If we are to understand On the Genealogy of Morality, we must understand how the ressentiment that gives rise to slave morality and the ressentiment that animates the ascetic priest bear on each other. In effect, Reginster takes Nietzsche’s pronouncements in the Genealogy’s final essay to be definitive. The “‘priestly ressentiment”’ (the scare quotation marks are Reginster’s own, and are needed because, as I suspect he is aware, this description of the chief locus of the ressentiment behind the slave revolt is tendentious and has been contested in print) that prompts revenge against the heroic values of warrior nobles is, he writes “only an example” of the phenomenon, and the “clues” about its nature and source offered in the Genealogy’s First Essay “should be understood in the context of the account of [these things] which Nietzsche sketches [in the Third Essay]” (50), presumably on the grounds that it is there that “Nietzsche most explicitly develops a functional critique of the moral outlook that emerged from Christianity” (155). If we assume that functional critique is the Genealogy’s first order of business, this rationale can pass muster; but if we don’t, it may not—which enables me to conclude where I began: by averring that, while Reginster’s book argues for a bold thesis in original ways, it fails to advance our understanding of the book it proposes to interpret as much as might have been hoped.

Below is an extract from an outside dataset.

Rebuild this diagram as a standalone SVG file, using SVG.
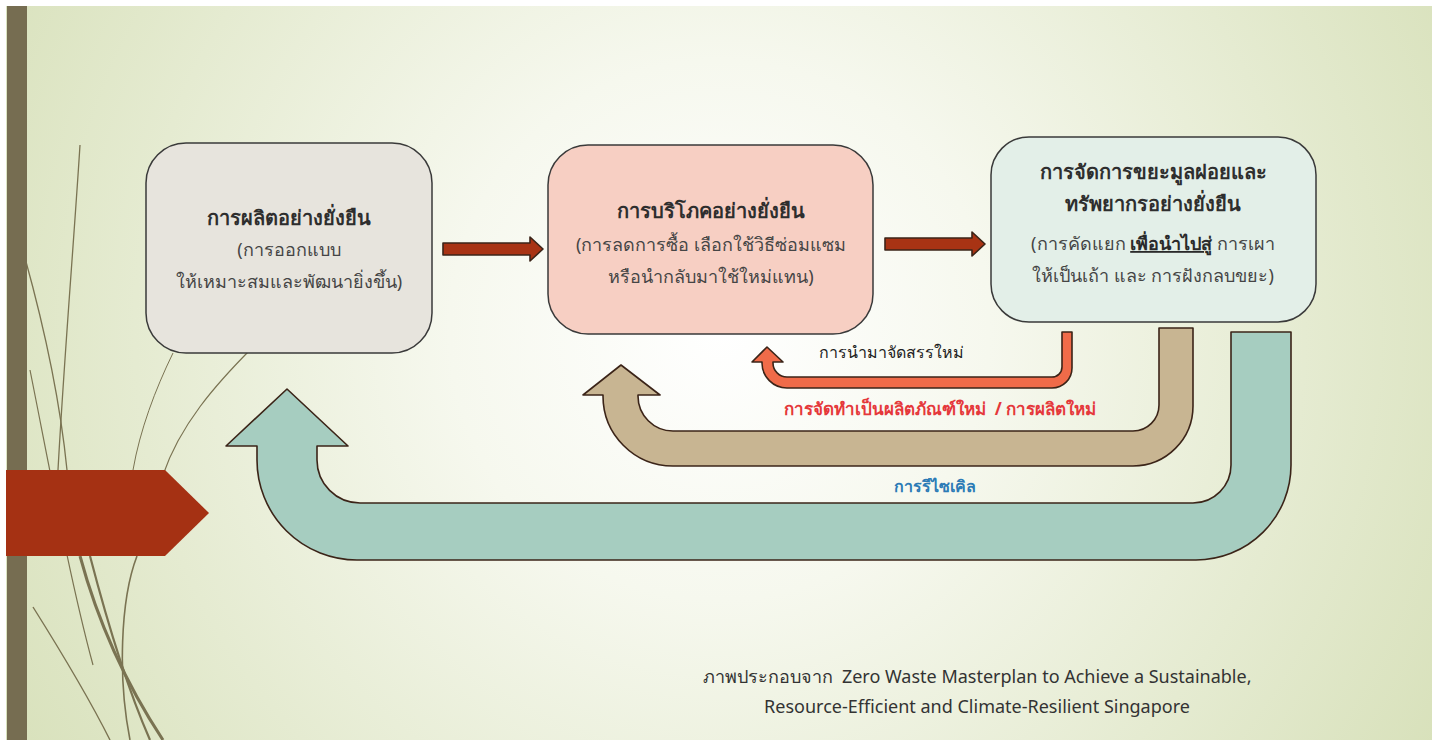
<svg xmlns="http://www.w3.org/2000/svg" width="1438" height="740" viewBox="0 0 1438 740">
<style>
text{font-family:"Noto Sans","DejaVu Sans",sans-serif;text-anchor:middle;}
.box{stroke:#3a3a3a;stroke-width:1.5;}
.t{font-size:20px;font-weight:bold;fill:#2e2e2e;}
.s{font-size:18px;fill:#454545;}
.deco{fill:none;stroke:#7a7352;}
.flow{stroke:#3b2418;stroke-width:1.6;stroke-linejoin:round;}
.cap{font-size:18px;fill:#333;}
</style>
<defs>
<radialGradient id="bg" cx="720" cy="330" r="900" gradientUnits="userSpaceOnUse">
<stop offset="0" stop-color="#ffffff"/>
<stop offset="0.3" stop-color="#f6f8ee"/>
<stop offset="1" stop-color="#d4deb4"/>
</radialGradient>
</defs>
<rect width="1438" height="740" fill="#ffffff"/>
<rect x="6" y="6" width="1426" height="734" fill="url(#bg)"/>
<g id="decor">
<path class="deco" stroke-width="1.3" d="M80 145 C74 240 64 360 58 470"/>
<path class="deco" stroke-width="1.3" d="M25 258 C45 330 60 400 67 470"/>
<path class="deco" stroke="#b3b39a" stroke-width="1.2" d="M30 370 C50 470 70 580 93 665"/>
<path class="deco" stroke="#9a9a90" stroke-width="1" d="M173 353 C155 390 140 430 133 470"/>
<path class="deco" stroke="#8a8468" stroke-width="1.2" d="M253 347 C215 385 180 425 163 475"/>
<path class="deco" stroke-width="1.6" d="M137 556 C120 600 118 680 130 740"/>
<path class="deco" stroke-width="3" d="M80 556 C100 630 130 690 163 740"/>
<path class="deco" stroke-width="2.2" d="M90 556 C108 625 128 690 150 740"/>
<path class="deco" stroke="#a9a48c" stroke-width="1.4" d="M33 607 C60 650 90 700 110 740"/>
</g>
<rect x="7" y="6" width="20" height="734" fill="#766d51"/>
<polygon id="tab" points="6,470 165,470 209,513 165,556 6,556" fill="#a53113"/>
<g id="connectors">
<path id="c1" class="flow" fill="#a83314" d="M443 243 L530 243 L530 237 L543 249 L530 261 L530 255 L443 255 Z"/>
<path id="c2" class="flow" fill="#a83314" d="M885 238 L972 238 L972 232 L985 244 L972 256 L972 250 L885 250 Z"/>
<path id="c3" class="flow" fill="#a6cdc0" d="M1231 332 L1291 332 L1291 465 A95 95 0 0 1 1196 560 L357 560 A100 100 0 0 1 257 460 L257 446 L226 446 L287 389 L348 446 L317 446 L317 460 A43 43 0 0 0 360 503 L1193 503 A38 38 0 0 0 1231 465 Z"/>
<path id="c4" class="flow" fill="#c8b592" d="M1159 328 L1193 328 L1193 406 A60 60 0 0 1 1133 466 L673 466 A70 70 0 0 1 603 396 L603 395 L583 395 L621 365 L660 395 L638 395 L638 396 A35 35 0 0 0 673 431 L1133 431 A26 26 0 0 0 1159 405 Z"/>
<path id="c5" class="flow" fill="#f06b49" d="M1062 332 L1072 332 L1072 368 A20 20 0 0 1 1052 388 L787 388 A25 25 0 0 1 762 363 L762 362 L752 362 L767 347 L783 362 L773 362 L773 363 A14 14 0 0 0 787 377 L1052 377 A10 10 0 0 0 1062 367 Z"/>
</g>
<g id="box1">
<rect class="box" x="146" y="143" width="286" height="210" rx="40" fill="#e7e4dd"/>
<text class="t" x="289" y="225">การผลิตอย่างยั่งยืน</text>
<text class="s" x="289" y="256">(การออกแบบ</text>
<text class="s" x="289" y="288">ให้เหมาะสมและพัฒนายิ่งขึ้น)</text>
</g>
<g id="box2">
<rect class="box" x="548" y="145" width="325" height="189" rx="40" fill="#f7cfc3"/>
<text class="t" x="711" y="218">การบริโภคอย่างยั่งยืน</text>
<text class="s" x="711" y="251">(การลดการซื้อ เลือกใช้วิธีซ่อมแซม</text>
<text class="s" x="711" y="283">หรือนำกลับมาใช้ใหม่แทน)</text>
</g>
<g id="box3">
<rect class="box" x="991" y="137" width="325" height="185" rx="38" fill="#e3efe8"/>
<text class="t" x="1153" y="179">การจัดการขยะมูลฝอยและ</text>
<text class="t" x="1153" y="211">ทรัพยากรอย่างยั่งยืน</text>
<text class="s" x="1153" y="250">(การคัดแยก <tspan font-weight="bold" fill="#2a2a2a" text-decoration="underline">เพื่อนำไปสู่</tspan> การเผา</text>
<text class="s" x="1153" y="282">ให้เป็นเถ้า และ การฝังกลบขยะ)</text>
</g>
<g id="labels">
<text x="891" y="358" font-size="16" font-weight="500" fill="#222">การนำมาจัดสรรใหม่</text>
<text x="940" y="415" font-size="17" font-weight="bold" fill="#e5383b" xml:space="preserve">การจัดทำเป็นผลิตภัณฑ์ใหม่  / การผลิตใหม่</text>
<text x="935" y="492" font-size="16" font-weight="600" fill="#2c7bb6">การรีไซเคิล</text>
</g>
<g id="caption">
<text class="cap" x="977" y="683" xml:space="preserve">ภาพประกอบจาก  Zero Waste Masterplan to Achieve a Sustainable,</text>
<text class="cap" x="977" y="713">Resource-Efficient and Climate-Resilient Singapore</text>
</g>
</svg>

I would like to thank the several readers of an early draft of this review for a raft of telling and helpful criticisms, and Jessica Berry and Paul Loeb for astute and detailed comments on later drafts.
James, William (1907). Pragmatism: A New Name for Some old Ways of Thinking. Lecture One.
 I follow Reginster here in rendering Nietzsche’s Erste Abhandlung” by “First Essay” (and correspondingly for the Second and Third Abhandlungen/Essays). There is irony here in that an Abhandlung is by nature a piece of scholarly or scientific work, and therefore stands in marked contrast to an essay, a distinctly more exoteric, “unwissenschaftlich” literary form. (When G.E. Moore wrestled with the task of translating Wittgenstein’s Logische-Philosophische Abhandlung into English, he gave up and resorted to Latin!) And there is further irony in describing Reginster’s book as “An Essay on Nietzsche’s Genealogy”, when its tenor and scholarly trappings make it far more like an Abhandlung.